**What you need to do**: Look through the data below. Collect every line where the word "this" occurs.

**Material to process**:
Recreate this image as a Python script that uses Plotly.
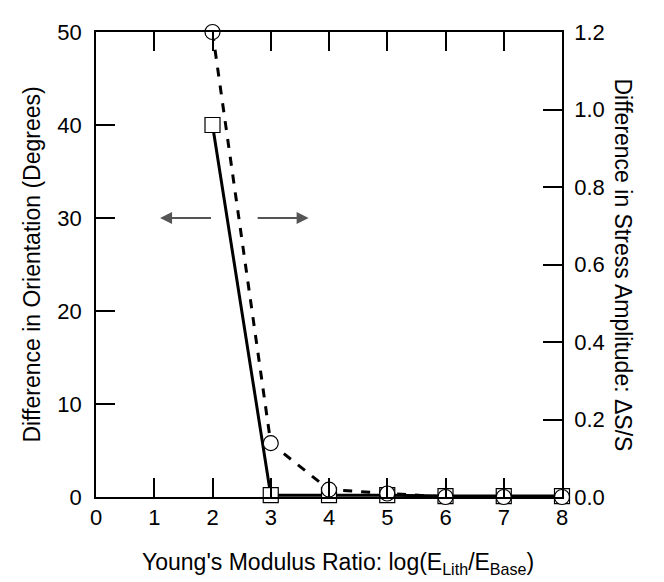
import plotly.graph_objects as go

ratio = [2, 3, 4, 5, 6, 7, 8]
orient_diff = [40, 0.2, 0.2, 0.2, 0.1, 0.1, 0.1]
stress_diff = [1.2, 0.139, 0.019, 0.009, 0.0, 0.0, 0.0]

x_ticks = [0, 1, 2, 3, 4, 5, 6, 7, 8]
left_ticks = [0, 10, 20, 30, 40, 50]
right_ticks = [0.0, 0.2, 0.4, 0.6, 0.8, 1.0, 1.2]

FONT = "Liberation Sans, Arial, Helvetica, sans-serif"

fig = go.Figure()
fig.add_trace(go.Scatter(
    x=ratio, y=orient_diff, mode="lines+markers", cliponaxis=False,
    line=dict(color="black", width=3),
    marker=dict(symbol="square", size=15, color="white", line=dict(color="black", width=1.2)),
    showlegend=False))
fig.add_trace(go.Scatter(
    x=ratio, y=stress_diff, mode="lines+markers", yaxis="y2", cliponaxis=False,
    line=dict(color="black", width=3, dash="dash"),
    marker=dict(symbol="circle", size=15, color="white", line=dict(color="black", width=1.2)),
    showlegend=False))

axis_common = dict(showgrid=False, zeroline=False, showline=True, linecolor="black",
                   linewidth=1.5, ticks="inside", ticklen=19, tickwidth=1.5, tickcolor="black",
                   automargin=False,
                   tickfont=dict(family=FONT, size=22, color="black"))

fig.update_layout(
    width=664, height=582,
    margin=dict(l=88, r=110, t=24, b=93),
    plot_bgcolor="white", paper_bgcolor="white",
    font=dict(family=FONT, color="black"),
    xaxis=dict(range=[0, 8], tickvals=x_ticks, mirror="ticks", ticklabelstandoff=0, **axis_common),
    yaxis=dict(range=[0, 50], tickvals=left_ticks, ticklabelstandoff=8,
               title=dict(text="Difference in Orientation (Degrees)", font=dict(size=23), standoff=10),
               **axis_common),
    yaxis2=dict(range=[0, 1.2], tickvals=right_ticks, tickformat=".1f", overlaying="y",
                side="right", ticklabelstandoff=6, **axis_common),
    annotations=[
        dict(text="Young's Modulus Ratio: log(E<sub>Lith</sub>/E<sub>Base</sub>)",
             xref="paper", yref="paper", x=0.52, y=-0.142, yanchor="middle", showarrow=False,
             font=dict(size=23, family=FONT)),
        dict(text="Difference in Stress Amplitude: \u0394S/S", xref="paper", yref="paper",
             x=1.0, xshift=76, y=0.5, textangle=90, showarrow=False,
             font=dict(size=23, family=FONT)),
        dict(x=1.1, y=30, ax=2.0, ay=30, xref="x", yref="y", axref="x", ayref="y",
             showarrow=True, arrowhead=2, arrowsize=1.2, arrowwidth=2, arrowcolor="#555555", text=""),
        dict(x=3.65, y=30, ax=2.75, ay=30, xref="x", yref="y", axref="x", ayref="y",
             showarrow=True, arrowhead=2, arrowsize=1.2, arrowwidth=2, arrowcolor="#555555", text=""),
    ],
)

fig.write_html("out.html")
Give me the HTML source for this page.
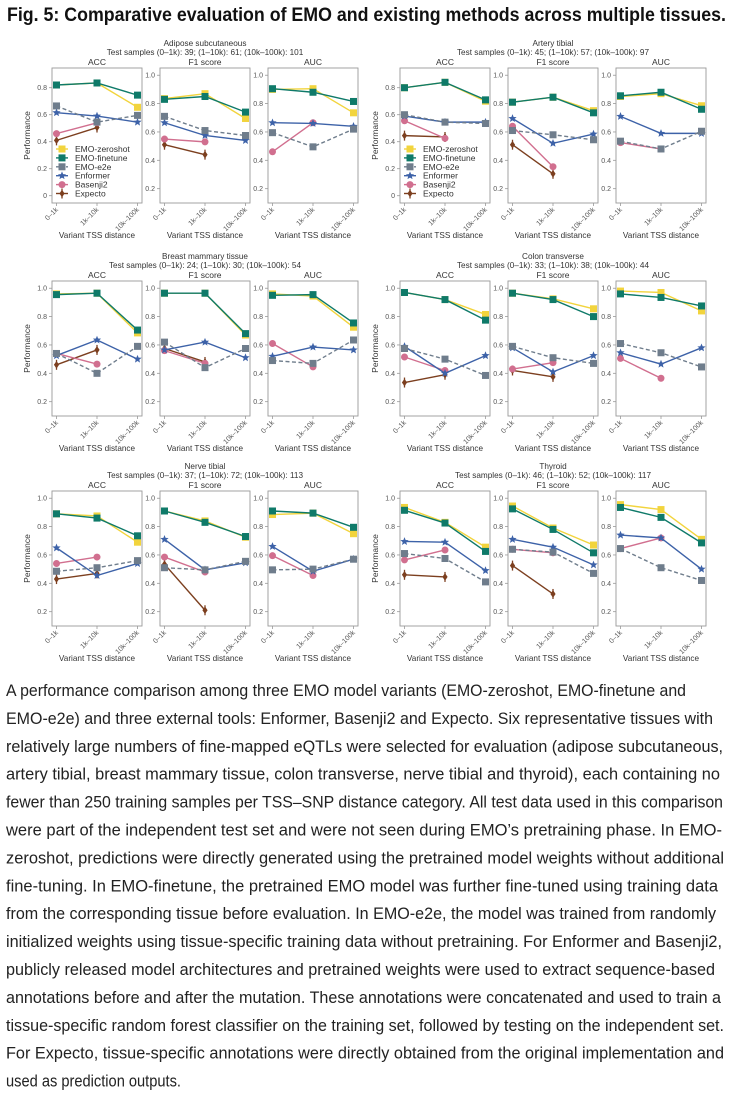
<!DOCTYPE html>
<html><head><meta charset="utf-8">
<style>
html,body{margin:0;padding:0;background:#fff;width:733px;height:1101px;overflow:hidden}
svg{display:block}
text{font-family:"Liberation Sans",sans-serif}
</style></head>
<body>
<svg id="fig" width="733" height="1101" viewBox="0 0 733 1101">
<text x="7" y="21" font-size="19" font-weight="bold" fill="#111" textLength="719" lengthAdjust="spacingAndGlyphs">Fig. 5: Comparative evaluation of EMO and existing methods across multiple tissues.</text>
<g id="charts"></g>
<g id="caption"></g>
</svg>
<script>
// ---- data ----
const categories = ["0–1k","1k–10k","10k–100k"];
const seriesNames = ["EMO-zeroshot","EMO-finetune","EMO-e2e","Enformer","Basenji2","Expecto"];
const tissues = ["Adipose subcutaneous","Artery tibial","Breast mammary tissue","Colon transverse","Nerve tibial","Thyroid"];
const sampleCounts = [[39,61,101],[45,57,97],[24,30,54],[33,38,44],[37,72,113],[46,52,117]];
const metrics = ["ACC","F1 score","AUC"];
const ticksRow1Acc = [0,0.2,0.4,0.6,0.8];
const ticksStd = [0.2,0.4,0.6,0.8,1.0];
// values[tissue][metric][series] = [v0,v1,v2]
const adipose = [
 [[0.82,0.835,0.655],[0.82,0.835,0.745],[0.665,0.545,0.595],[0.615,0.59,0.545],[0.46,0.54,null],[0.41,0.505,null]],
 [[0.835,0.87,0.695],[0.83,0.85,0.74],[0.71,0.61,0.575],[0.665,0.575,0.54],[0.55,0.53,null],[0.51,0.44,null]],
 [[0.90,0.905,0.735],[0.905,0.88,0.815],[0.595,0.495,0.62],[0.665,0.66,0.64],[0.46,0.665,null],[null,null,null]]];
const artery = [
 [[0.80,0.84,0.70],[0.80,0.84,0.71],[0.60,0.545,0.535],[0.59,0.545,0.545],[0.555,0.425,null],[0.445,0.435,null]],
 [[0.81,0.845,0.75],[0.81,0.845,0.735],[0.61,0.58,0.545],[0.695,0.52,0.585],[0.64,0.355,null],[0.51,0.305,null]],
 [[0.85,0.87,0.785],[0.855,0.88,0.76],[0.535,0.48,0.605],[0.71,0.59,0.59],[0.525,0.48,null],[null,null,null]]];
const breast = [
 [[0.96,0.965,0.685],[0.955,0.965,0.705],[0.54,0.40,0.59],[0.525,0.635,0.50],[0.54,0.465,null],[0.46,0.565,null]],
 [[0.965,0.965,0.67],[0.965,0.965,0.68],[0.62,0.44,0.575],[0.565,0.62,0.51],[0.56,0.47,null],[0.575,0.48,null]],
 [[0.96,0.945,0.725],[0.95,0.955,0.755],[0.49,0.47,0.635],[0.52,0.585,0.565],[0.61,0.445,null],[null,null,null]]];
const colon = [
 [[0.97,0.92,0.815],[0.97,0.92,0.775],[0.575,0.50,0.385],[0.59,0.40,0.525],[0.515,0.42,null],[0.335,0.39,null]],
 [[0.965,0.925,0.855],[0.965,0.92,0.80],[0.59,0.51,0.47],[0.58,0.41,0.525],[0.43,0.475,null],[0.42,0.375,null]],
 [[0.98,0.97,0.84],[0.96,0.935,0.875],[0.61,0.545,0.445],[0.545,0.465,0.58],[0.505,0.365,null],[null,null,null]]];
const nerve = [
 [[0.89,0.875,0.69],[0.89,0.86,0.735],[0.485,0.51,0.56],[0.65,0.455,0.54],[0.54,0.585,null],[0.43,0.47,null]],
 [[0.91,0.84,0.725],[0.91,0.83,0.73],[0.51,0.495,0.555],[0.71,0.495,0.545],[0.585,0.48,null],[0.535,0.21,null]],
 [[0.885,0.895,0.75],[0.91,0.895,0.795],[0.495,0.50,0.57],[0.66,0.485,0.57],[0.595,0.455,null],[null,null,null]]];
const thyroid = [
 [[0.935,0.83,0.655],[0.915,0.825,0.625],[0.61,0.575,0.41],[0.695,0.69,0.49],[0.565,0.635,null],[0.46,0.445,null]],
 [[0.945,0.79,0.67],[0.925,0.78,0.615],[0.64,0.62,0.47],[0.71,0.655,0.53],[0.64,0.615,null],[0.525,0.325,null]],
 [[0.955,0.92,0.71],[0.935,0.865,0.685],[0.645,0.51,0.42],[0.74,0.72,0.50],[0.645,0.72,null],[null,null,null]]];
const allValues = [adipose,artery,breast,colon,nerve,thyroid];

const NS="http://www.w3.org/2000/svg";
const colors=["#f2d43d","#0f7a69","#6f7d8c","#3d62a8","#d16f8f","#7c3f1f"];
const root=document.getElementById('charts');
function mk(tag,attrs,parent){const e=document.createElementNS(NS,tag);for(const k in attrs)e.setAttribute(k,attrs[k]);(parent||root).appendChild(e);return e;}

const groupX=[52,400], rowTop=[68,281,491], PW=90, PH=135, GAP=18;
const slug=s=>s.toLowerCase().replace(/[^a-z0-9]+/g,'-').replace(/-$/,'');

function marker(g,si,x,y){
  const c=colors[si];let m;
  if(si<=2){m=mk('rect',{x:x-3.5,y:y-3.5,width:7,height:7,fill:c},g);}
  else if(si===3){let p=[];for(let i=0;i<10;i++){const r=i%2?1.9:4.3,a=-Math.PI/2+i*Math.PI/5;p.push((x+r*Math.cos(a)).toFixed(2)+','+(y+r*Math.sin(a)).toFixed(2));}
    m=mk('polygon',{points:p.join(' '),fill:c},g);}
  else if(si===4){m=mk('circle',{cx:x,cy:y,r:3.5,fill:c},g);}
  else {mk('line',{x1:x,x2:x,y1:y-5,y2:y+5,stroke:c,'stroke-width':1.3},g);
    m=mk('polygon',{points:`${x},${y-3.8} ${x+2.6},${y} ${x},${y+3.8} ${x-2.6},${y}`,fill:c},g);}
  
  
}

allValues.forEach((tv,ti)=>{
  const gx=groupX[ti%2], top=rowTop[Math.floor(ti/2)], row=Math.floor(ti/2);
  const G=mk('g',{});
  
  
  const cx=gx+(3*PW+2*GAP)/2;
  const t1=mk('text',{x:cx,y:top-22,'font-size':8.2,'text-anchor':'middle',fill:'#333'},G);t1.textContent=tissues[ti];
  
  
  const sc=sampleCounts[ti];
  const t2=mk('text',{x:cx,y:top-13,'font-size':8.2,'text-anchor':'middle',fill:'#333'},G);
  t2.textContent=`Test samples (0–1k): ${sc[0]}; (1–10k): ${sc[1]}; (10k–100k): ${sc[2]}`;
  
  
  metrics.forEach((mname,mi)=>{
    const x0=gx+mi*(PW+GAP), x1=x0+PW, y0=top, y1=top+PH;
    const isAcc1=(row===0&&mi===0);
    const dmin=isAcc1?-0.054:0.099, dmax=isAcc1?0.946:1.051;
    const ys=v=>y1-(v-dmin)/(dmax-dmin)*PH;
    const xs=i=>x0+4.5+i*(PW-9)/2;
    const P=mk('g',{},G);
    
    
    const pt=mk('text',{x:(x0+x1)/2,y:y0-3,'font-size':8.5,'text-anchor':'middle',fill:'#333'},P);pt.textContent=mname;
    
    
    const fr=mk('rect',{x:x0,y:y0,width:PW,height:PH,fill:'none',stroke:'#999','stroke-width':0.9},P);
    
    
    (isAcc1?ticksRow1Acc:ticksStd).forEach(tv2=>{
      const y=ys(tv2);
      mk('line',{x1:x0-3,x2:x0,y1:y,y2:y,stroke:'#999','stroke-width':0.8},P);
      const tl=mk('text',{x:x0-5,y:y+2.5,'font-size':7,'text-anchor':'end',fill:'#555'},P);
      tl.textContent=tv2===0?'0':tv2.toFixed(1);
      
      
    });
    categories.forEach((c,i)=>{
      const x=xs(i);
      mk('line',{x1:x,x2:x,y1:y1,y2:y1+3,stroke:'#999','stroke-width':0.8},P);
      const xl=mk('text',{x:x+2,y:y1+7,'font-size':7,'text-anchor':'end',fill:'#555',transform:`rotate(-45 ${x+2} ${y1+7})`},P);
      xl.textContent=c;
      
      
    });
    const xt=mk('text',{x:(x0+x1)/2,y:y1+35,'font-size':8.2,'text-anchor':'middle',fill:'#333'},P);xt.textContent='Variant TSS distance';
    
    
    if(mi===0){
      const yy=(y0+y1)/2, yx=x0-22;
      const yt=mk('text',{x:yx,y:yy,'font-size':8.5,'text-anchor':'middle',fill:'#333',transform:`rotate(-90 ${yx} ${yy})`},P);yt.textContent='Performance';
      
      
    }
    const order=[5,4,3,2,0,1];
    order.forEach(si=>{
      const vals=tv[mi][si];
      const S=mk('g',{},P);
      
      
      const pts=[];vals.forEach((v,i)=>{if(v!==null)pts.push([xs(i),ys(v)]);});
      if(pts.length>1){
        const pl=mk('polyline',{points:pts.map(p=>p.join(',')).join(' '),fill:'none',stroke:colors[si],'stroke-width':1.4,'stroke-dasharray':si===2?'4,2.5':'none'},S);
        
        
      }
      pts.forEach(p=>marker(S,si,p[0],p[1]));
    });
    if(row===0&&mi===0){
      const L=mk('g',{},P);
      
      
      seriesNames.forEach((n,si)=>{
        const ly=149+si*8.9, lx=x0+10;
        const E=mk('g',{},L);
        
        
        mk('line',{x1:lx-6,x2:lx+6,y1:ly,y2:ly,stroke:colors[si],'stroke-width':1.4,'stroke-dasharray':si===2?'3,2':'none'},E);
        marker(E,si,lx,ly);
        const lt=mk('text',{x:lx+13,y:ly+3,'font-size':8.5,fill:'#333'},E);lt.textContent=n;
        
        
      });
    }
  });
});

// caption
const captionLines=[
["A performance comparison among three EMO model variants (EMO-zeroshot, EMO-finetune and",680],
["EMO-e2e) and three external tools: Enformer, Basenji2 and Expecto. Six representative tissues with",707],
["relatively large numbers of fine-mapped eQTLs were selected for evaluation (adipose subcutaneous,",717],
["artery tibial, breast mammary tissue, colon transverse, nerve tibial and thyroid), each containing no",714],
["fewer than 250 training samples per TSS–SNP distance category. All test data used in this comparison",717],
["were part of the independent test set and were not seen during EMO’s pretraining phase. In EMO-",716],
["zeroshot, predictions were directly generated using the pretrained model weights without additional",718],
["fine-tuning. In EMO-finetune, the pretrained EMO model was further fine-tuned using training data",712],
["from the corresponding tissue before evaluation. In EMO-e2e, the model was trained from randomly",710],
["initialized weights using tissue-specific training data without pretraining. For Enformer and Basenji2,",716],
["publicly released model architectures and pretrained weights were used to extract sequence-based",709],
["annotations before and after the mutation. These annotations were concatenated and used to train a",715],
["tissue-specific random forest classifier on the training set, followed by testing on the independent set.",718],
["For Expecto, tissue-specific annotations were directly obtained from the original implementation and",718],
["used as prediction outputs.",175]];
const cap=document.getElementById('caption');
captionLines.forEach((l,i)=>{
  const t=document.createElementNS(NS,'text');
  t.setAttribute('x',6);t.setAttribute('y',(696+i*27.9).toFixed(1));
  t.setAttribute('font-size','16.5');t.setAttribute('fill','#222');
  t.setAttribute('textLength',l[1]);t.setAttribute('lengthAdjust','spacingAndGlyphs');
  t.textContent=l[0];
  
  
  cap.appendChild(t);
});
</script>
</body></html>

**Task solution**:
Recreate this image as a Python script that uses Plotly.
Give me the HTML source for this page.
["fewer than 250 training samples per TSS–SNP distance category. All test data used in this comparison",717],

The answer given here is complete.